● Work required: Copy out each line of the data holding "with".

● Supplied material:

★ ★ ★ ★ ★ ★ ★

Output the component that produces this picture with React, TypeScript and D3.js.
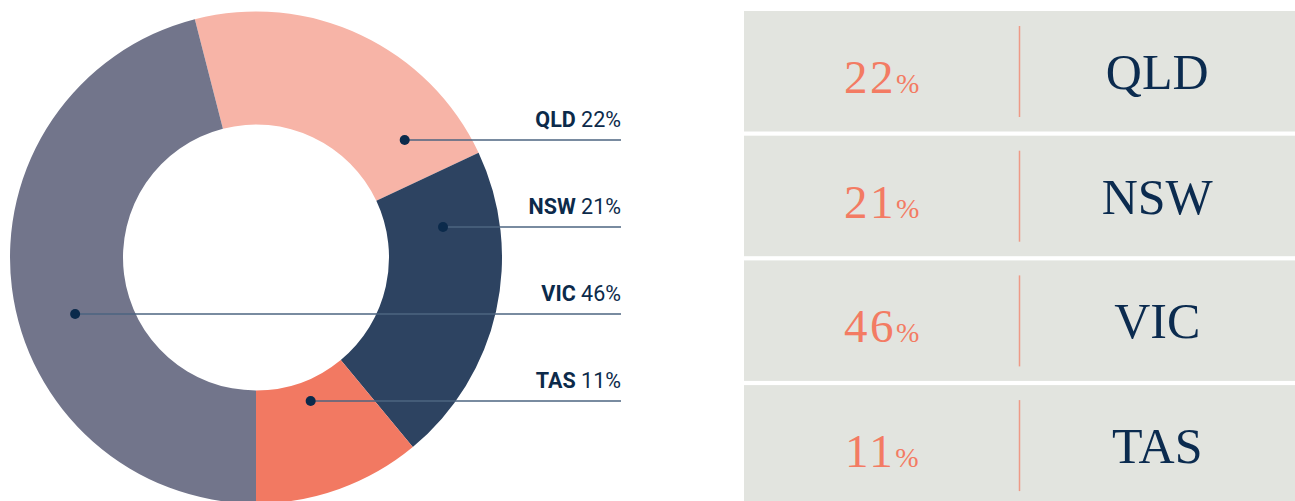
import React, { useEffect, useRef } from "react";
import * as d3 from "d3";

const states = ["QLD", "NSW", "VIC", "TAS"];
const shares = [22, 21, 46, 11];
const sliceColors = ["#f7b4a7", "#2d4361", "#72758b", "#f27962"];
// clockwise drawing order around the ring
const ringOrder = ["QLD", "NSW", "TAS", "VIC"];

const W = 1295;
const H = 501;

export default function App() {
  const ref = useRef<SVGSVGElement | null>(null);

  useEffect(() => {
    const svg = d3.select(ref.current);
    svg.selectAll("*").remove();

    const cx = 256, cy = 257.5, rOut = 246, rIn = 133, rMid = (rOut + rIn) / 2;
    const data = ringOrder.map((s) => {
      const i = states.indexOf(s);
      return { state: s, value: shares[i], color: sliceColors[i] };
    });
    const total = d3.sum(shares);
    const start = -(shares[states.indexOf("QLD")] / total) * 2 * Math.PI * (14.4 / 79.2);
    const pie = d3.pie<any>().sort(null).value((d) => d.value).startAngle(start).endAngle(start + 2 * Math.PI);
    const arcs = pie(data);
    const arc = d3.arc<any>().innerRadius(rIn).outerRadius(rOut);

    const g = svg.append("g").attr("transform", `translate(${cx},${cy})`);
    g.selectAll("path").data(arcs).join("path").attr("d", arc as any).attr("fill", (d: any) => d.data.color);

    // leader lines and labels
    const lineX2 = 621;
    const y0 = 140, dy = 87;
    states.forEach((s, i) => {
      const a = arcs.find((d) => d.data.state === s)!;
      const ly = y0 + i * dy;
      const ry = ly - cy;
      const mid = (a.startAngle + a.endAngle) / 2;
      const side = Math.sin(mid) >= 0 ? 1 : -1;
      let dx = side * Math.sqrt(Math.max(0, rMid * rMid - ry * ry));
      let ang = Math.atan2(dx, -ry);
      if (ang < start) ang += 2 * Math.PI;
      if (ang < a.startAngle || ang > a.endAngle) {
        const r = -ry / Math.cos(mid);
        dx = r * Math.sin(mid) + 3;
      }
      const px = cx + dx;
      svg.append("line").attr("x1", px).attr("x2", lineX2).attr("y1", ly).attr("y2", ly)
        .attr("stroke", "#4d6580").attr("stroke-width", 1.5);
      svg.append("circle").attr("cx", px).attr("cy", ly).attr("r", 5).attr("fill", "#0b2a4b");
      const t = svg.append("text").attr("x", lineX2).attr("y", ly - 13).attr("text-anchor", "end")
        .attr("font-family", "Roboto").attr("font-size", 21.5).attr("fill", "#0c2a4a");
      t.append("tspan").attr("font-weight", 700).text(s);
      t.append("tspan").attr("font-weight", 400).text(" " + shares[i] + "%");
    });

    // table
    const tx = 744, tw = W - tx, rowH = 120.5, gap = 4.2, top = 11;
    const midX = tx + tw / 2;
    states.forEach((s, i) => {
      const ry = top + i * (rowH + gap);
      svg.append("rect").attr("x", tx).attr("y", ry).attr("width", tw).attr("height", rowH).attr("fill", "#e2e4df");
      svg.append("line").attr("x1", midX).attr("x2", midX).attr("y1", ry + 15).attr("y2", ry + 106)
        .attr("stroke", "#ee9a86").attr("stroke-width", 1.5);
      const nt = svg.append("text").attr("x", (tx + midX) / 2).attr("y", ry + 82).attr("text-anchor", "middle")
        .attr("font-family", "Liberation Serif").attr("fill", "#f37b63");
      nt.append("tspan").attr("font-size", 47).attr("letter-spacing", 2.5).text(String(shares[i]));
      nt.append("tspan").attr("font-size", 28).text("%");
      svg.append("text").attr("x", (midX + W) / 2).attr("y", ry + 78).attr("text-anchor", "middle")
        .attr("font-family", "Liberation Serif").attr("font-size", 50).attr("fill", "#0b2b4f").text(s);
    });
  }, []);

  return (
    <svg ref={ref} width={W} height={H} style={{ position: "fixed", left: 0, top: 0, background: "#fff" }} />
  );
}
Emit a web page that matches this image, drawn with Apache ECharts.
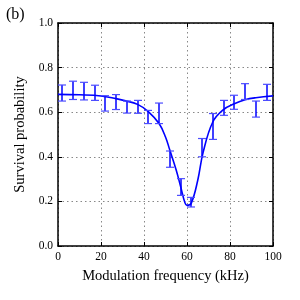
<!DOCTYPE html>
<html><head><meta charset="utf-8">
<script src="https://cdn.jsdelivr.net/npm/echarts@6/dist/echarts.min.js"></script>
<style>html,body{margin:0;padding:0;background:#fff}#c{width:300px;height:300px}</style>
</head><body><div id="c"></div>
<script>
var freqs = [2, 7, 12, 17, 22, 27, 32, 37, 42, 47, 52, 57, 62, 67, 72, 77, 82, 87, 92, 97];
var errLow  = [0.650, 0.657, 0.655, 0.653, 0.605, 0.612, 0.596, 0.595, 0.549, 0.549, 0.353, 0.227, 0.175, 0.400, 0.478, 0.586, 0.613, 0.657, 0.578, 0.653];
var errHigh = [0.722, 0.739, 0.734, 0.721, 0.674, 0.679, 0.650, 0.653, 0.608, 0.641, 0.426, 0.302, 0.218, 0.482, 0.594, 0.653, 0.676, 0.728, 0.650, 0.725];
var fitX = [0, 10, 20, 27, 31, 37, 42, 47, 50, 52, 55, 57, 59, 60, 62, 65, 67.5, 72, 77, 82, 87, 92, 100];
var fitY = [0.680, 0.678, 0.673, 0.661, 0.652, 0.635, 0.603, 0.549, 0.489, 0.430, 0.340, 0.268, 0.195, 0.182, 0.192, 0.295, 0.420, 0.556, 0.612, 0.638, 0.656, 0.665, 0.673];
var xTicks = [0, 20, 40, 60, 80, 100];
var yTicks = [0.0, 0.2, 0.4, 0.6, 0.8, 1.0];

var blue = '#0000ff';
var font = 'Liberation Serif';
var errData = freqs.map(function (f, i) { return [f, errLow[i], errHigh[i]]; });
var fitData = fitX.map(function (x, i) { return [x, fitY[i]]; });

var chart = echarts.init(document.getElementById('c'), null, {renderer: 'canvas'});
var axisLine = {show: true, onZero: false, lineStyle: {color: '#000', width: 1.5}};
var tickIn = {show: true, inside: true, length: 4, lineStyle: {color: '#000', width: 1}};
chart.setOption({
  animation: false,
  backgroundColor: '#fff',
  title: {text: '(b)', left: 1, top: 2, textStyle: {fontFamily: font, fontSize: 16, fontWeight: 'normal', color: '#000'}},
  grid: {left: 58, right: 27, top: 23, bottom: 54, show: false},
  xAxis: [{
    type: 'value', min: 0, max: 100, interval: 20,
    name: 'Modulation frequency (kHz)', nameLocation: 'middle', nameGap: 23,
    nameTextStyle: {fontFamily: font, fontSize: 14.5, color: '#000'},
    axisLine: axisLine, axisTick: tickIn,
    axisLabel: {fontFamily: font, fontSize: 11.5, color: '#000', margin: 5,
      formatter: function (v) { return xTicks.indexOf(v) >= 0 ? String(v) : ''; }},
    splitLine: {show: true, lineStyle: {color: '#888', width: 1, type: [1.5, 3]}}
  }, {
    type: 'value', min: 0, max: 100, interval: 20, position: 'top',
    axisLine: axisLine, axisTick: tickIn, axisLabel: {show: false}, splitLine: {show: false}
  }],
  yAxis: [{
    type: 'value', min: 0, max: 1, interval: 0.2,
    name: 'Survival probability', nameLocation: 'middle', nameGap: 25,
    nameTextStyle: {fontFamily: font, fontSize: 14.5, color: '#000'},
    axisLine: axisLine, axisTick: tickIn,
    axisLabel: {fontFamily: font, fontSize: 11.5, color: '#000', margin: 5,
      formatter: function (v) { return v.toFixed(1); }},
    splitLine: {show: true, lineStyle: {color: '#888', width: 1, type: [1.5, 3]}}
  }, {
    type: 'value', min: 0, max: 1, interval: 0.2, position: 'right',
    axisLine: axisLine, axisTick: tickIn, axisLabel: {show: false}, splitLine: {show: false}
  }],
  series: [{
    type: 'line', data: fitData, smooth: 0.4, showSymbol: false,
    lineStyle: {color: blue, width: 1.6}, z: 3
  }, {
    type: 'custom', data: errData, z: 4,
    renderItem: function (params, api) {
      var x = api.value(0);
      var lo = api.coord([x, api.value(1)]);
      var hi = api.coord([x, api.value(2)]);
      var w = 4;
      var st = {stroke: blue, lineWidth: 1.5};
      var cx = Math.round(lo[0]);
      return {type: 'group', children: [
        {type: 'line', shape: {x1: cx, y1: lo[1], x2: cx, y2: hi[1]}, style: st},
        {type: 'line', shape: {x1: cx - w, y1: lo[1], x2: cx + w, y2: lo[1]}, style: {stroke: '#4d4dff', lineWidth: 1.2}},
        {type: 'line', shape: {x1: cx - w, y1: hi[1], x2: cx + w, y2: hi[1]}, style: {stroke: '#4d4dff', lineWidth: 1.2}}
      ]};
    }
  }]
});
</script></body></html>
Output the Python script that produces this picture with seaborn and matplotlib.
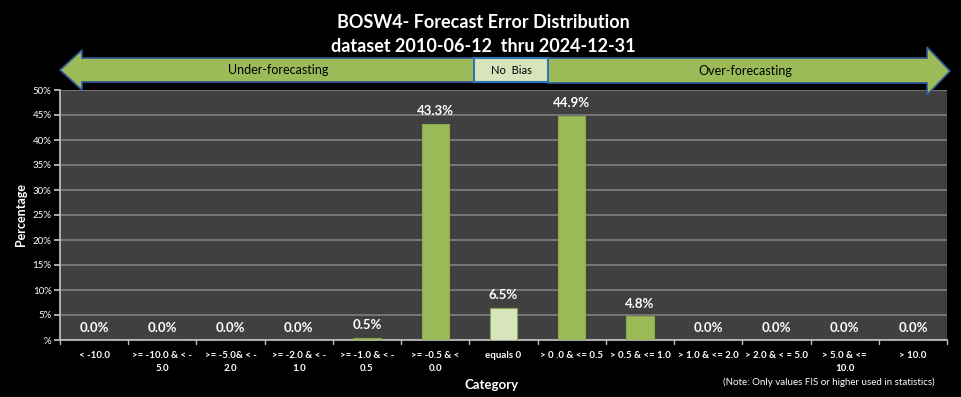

★ ★ ★ ★ ★ ★ ★

● Exercise result:
Output the component that produces this picture with React, TypeScript and D3.js.
Emit a web page that matches this image, drawn with Apache ECharts.
Output the Python script that produces this picture with seaborn and matplotlib.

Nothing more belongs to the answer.